**DIRECTIVE**
Set down the lines from the one containing "Output the Python" to the one containing "from matplotlib.lines import Line2D", both lines included, exactly as they stand and with no other lines.

**INFORMATION GIVEN**
-- START --

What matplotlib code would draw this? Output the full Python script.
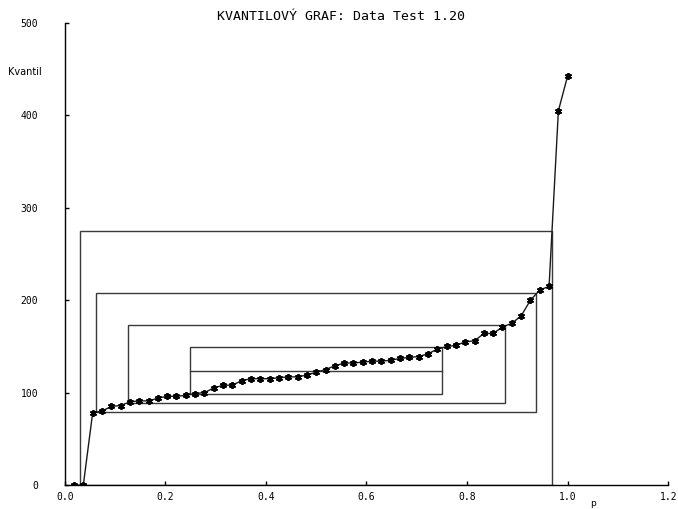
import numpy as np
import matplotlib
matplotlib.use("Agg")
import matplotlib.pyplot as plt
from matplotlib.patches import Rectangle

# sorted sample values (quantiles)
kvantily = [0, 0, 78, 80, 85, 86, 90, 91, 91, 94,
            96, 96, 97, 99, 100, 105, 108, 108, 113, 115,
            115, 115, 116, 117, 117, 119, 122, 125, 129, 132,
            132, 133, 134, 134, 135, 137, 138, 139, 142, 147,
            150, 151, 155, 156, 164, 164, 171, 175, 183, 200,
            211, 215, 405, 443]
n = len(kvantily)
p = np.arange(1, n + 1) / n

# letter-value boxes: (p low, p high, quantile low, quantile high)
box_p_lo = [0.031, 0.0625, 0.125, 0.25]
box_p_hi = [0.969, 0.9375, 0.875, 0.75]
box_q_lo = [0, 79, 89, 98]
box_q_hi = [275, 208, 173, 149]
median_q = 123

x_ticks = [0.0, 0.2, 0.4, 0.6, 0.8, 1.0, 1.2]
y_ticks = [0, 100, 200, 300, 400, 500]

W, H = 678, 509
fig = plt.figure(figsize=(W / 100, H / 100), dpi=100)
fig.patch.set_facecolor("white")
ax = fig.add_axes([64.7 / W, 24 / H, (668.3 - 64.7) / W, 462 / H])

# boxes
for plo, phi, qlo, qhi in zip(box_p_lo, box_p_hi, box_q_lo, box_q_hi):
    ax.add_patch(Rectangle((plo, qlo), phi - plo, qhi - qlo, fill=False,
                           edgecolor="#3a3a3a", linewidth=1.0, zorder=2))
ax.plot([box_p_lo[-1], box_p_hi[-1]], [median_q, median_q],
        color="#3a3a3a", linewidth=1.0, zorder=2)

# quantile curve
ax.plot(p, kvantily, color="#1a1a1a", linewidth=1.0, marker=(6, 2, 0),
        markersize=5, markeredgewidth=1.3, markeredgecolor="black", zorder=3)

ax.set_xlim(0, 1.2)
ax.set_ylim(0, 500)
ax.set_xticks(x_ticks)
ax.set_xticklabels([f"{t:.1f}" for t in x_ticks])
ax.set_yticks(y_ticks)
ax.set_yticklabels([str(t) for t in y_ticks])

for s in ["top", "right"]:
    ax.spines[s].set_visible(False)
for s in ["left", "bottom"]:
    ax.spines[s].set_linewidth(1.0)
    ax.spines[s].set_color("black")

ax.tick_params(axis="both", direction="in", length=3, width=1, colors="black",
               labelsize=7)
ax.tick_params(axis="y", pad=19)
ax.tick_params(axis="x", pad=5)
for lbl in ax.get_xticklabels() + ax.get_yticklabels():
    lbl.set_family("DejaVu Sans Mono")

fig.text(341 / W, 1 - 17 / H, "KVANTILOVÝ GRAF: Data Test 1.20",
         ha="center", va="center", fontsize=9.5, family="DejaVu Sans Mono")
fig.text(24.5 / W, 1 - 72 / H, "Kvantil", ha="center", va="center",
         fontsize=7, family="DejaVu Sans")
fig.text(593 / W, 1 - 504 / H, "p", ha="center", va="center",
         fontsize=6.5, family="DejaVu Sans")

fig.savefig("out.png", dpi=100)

-- END --
-- START --

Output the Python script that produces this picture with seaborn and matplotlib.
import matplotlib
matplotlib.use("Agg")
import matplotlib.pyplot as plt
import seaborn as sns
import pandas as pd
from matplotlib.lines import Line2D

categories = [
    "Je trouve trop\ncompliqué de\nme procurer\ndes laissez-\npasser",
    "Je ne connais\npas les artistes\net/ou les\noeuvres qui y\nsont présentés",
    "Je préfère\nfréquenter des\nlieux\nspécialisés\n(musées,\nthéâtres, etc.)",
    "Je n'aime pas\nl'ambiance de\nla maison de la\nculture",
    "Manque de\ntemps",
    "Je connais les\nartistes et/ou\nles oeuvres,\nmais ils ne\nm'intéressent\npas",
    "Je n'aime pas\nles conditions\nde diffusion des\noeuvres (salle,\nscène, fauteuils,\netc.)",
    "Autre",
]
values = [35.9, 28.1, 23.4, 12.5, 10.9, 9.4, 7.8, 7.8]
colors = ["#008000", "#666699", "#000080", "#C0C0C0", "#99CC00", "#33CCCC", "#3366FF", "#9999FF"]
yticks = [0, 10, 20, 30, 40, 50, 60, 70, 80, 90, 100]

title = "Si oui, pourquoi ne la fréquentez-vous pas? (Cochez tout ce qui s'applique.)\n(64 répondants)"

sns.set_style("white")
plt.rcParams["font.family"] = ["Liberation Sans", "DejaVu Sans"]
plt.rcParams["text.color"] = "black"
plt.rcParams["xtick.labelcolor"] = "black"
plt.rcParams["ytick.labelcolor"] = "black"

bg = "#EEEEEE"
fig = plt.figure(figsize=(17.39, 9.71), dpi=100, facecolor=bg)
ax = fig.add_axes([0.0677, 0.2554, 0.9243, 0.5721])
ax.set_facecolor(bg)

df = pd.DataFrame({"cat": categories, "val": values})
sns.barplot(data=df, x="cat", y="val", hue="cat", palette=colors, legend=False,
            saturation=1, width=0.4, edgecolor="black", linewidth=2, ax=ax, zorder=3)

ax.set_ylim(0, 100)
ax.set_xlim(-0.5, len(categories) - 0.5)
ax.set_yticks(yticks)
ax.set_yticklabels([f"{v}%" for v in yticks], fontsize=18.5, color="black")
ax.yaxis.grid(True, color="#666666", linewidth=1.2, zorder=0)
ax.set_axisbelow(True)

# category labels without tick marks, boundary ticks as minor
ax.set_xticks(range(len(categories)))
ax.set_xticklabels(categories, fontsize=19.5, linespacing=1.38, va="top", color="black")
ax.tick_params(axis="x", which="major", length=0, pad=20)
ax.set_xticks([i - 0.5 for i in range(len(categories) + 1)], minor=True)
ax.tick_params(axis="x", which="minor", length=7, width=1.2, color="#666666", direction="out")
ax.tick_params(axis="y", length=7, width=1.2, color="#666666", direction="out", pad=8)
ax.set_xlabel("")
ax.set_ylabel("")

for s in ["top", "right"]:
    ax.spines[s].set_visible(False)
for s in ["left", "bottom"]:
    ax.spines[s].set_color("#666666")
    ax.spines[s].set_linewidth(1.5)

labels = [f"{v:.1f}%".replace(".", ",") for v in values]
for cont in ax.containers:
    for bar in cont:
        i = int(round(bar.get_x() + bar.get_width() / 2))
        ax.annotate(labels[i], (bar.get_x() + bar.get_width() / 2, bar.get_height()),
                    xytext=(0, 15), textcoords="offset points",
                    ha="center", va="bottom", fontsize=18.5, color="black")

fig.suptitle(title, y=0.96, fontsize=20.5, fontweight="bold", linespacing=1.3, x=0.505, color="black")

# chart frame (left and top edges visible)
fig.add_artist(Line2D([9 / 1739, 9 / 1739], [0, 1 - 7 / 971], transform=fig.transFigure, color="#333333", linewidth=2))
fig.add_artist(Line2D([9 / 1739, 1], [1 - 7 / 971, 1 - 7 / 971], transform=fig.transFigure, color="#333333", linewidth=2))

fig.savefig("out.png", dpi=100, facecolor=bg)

-- END --

**SOLUTION**
Output the Python script that produces this picture with seaborn and matplotlib.
import matplotlib
matplotlib.use("Agg")
import matplotlib.pyplot as plt
import seaborn as sns
import pandas as pd
from matplotlib.lines import Line2D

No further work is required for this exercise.